C’est une nourriture complète, à priori moins nuisible pour les autres, les animaux, l'environnement. Parce que lorsque l’on vient chez vous, on apporte ses emballages, on achète en gros, on essaye des réduire les déchets liés à l’emballage.
 

Pourquoi ce choix plutôt que le chemin traditionnel de l’aide alimentaire ?

Avec l’aide alimentaire, les gens n’ont pas le choix ; ils sont assignés à manger ça, à tel endroit. Et puis on leur donne de la mauvaise nourriture. C’est ce que disent parfois les bénévoles des banques alimentaires : « Ah ! Mais si on met des légumes, ils n’en veulent pas. » Si tu n’as de cuisine pour cuisiner, si tu n’as pas de gaz, de temps, tu vas prendre les produits tout faits, tout prêts. Même si on dézoome, nous aussi, parfois quand on fait les courses, on prend de mauvais produits et on le sait, alors… L'aide alimentaire est fondée sur le fait de distribuer de la très mauvaise nourriture. Ce sont des fonds de l’aide alimentaire européenne. En gros, on sait qu’elle devait être de l’aide d’urgence donc de la nourriture de mauvaise qualité, faite pour être mangée de manière exceptionnelle ; on ne peut pas se nourrir régulièrement avec ça. Et puis, de manière symbolique… Et dans les quartiers populaires on n’a pas beaucoup d’alternatives, c’est soit l’aide alimentaire, soit les supermarchés discount.

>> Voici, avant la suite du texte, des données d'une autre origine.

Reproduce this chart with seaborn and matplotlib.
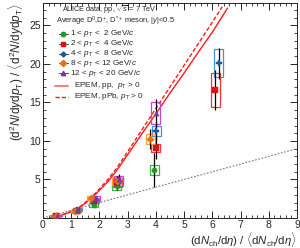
import numpy as np
import pandas as pd
import seaborn as sns
import matplotlib.pyplot as plt
from matplotlib.patches import Rectangle
from matplotlib.ticker import MultipleLocator

sns.set_style("ticks")
plt.rcParams["font.family"] = ["Liberation Sans", "DejaVu Sans"]
plt.rcParams["mathtext.fontset"] = "custom"
plt.rcParams["mathtext.rm"] = "Liberation Sans"
plt.rcParams["mathtext.it"] = "Liberation Sans:italic"

# pT bins
bin_labels = [r"1 < $p_{\mathrm{T}}$ <  2 GeV/$c$",
              r"2 < $p_{\mathrm{T}}$ <  4 GeV/$c$",
              r"4 < $p_{\mathrm{T}}$ <  8 GeV/$c$",
              r"8 < $p_{\mathrm{T}}$ < 12 GeV/$c$",
              r"12 < $p_{\mathrm{T}}$ < 20 GeV/$c$"]
model_labels = [r"EPEM, pp,  $p_{\mathrm{T}}$ > 0", r"EPEM, pPb, $p_{\mathrm{T}}$ > 0"]
marker_colors = ["#1f9a1f", "#e01010", "#1a5a9e", "#e8700e", "#7a3a9a"]
box_colors = ["#3cb43c", "#ff3030", "#4a8fd0", "#ffa040", "#cc44cc"]
markers = ["o", "s", "P", "D", "^"]

# relative multiplicity (x), relative yield (y), stat and syst uncertainties
x_b1 = [0.46, 1.17, 1.80, 2.62, 3.95]
y_b1 = [0.30, 0.85, 1.70, 4.10, 6.20]
stat_b1 = [0.05, 0.10, 0.30, 0.50, 2.20]
sys_b1 = [0.12, 0.15, 0.25, 0.50, 0.65]

x_b2 = [0.48, 1.20, 1.82, 2.64, 4.00, 6.11]
y_b2 = [0.30, 0.95, 2.20, 4.50, 9.10, 16.60]
stat_b2 = [0.05, 0.10, 0.30, 0.60, 1.50, 2.60]
sys_b2 = [0.10, 0.15, 0.20, 0.50, 0.50, 2.20]

x_b3 = [0.50, 1.22, 1.84, 2.66, 4.02, 6.22]
y_b3 = [0.32, 1.10, 2.30, 4.70, 11.30, 20.10]
stat_b3 = [0.05, 0.10, 0.30, 0.60, 1.20, 2.00]
sys_b3 = [0.10, 0.15, 0.25, 0.50, 0.60, 1.80]

x_b4 = [0.47, 1.15, 1.72, 2.62, 3.80]
y_b4 = [0.30, 0.95, 2.60, 4.80, 10.30]
stat_b4 = [0.05, 0.10, 0.30, 0.60, 1.30]
sys_b4 = [0.12, 0.15, 0.30, 0.55, 0.65]

x_b5 = [0.50, 1.20, 1.87, 2.68, 4.00]
y_b5 = [0.30, 1.05, 2.55, 5.00, 13.60]
stat_b5 = [0.05, 0.10, 0.35, 0.70, 1.80]
sys_b5 = [0.10, 0.15, 0.30, 0.50, 1.40]

# EPEM curves
epem_pp_x = [0.25, 0.6, 1.0, 1.2, 1.5, 1.9, 2.3, 2.6, 3.0, 3.5, 4.0, 4.5, 5.0, 5.5, 6.0, 6.55]
epem_pp_y = [0.0, 0.3, 0.8, 1.1, 1.9, 3.2, 4.7, 6.1, 8.2, 10.9, 13.5, 16.2, 18.8, 21.5, 24.1, 27.3]
epem_ppb_x = [0.25, 0.6, 1.0, 1.2, 1.5, 1.9, 2.3, 2.6, 3.0, 3.5, 4.0, 4.5, 5.0, 5.5, 6.0, 6.35]
epem_ppb_y = [0.0, 0.3, 0.85, 1.15, 2.0, 3.35, 5.0, 6.4, 8.6, 11.4, 14.2, 17.0, 19.8, 22.6, 25.4, 27.4]
diag = [0, 9]

xs = [x_b1, x_b2, x_b3, x_b4, x_b5]
ys = [y_b1, y_b2, y_b3, y_b4, y_b5]
stats = [stat_b1, stat_b2, stat_b3, stat_b4, stat_b5]
syss = [sys_b1, sys_b2, sys_b3, sys_b4, sys_b5]

fig = plt.figure(figsize=(3.0, 2.48), dpi=100)
ax = fig.add_axes([0.143, 0.121, 0.847, 0.867])

ax.plot(diag, diag, color="#777777", ls=(0, (1.5, 1.5)), lw=0.8)
curves = pd.DataFrame({"x": epem_pp_x + epem_ppb_x,
                       "y": epem_pp_y + epem_ppb_y,
                       "model": ["pp"] * len(epem_pp_x) + ["pPb"] * len(epem_ppb_x)})
sns.lineplot(data=curves, x="x", y="y", hue="model", style="model",
             palette=["#ff1a1a", "#ff1a1a"], dashes=[(1, 0), (3, 1.5)],
             lw=1.0, sort=False, legend=False, ax=ax)

hw = 0.16
for i in range(5):
    for xi, yi, si in zip(xs[i], ys[i], syss[i]):
        ax.add_patch(Rectangle((xi - hw, yi - si), 2 * hw, 2 * si, fill=False,
                               ec=box_colors[i], lw=0.9, zorder=3))
    ax.errorbar(xs[i], ys[i], yerr=stats[i], fmt="none", ecolor="black",
                elinewidth=0.9, zorder=4)
    df = pd.DataFrame({"x": xs[i], "y": ys[i]})
    sns.scatterplot(data=df, x="x", y="y", marker=markers[i], color=marker_colors[i],
                    s=14, edgecolor=marker_colors[i], linewidth=0.3, zorder=5, ax=ax)

# hand-placed legend, ROOT style
tr = ax.transAxes
row_y = [0.856, 0.811, 0.765, 0.720, 0.674]
for i in range(5):
    ax.plot([0.063, 0.098], [row_y[i]] * 2, color="#444444", lw=0.7, transform=tr)
    ax.plot([0.080], [row_y[i]], marker=markers[i], color=marker_colors[i], ms=3.2,
            transform=tr, clip_on=False)
    ax.text(0.105, row_y[i], bin_labels[i], transform=tr, fontsize=5.9, va="center")
model_y = [0.614, 0.563]
ax.plot([0.047, 0.098], [model_y[0]] * 2, color="#ff7070", lw=1.3, transform=tr)
ax.plot([0.047, 0.098], [model_y[1]] * 2, color="#ff1a1a", lw=1.0, ls=(0, (3, 1.5)),
        transform=tr)
for yy, lab in zip(model_y, model_labels):
    ax.text(0.122, yy, lab, transform=tr, fontsize=5.9, va="center")

ax.text(0.075, 0.968, r"ALICE data, pp, $\sqrt{s}$ = 7 TeV", transform=tr,
        fontsize=5.3, va="center")
ax.text(0.05, 0.913, r"Average D$^{0}$,D$^{+}$, D$^{*+}$ meson, |$y$|<0.5",
        transform=tr, fontsize=5.4, va="center")

ax.set_xlim(0, 9)
ax.set_ylim(0, 27.9)
ax.xaxis.set_major_locator(MultipleLocator(1))
ax.xaxis.set_minor_locator(MultipleLocator(0.2))
ax.set_yticks([5, 10, 15, 20, 25])
ax.yaxis.set_minor_locator(MultipleLocator(1))
ax.tick_params(which="both", direction="in", top=True, right=True, labelsize=7.5, pad=1.5)
ax.tick_params(which="major", length=5, width=0.7)
ax.tick_params(which="minor", length=2.5, width=0.6)
for sp in ax.spines.values():
    sp.set_linewidth(0.7)

ax.set_xlabel(r"(d$N_{\mathrm{ch}}$/d$\eta$) / $\langle$d$N_{\mathrm{ch}}$/d$\eta\rangle$",
              fontsize=8.2, loc="right", labelpad=0)
ax.set_ylabel(r"(d$^{2}$$N$/d$y$d$p_{\mathrm{T}}$) / $\langle$d$^{2}$$N$/d$y$d$p_{\mathrm{T}}\rangle$",
              fontsize=8.5, loc="top", labelpad=2)

fig.savefig("out.png", dpi=100)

Manger bio va être plus cher et plus difficile d’accès ; il faut prendre sa voiture. L’idée est de ramener cette accessibilité, de redonner de la dignité à tout point de vue, mais aussi que les agriculteurs soient un peu plus justement rémunérés. Par rapport à l’inflation, comme ce sont des circuits plus courts, l’impact du coût du transport est moins important dans le bio et le local. On va essayer de ré-offrir tout ça. Et on se rend compte qu’en permettant de s’alimenter à moindre coût, les gens vont préférer payer dignement face à l’acte de se procurer de la nourriture, de manger et de l’impact sur leur environnement. Parce que l’aide alimentaire ne procure pas, ou très rarement, ça. On ne se nourrit pas que de calories.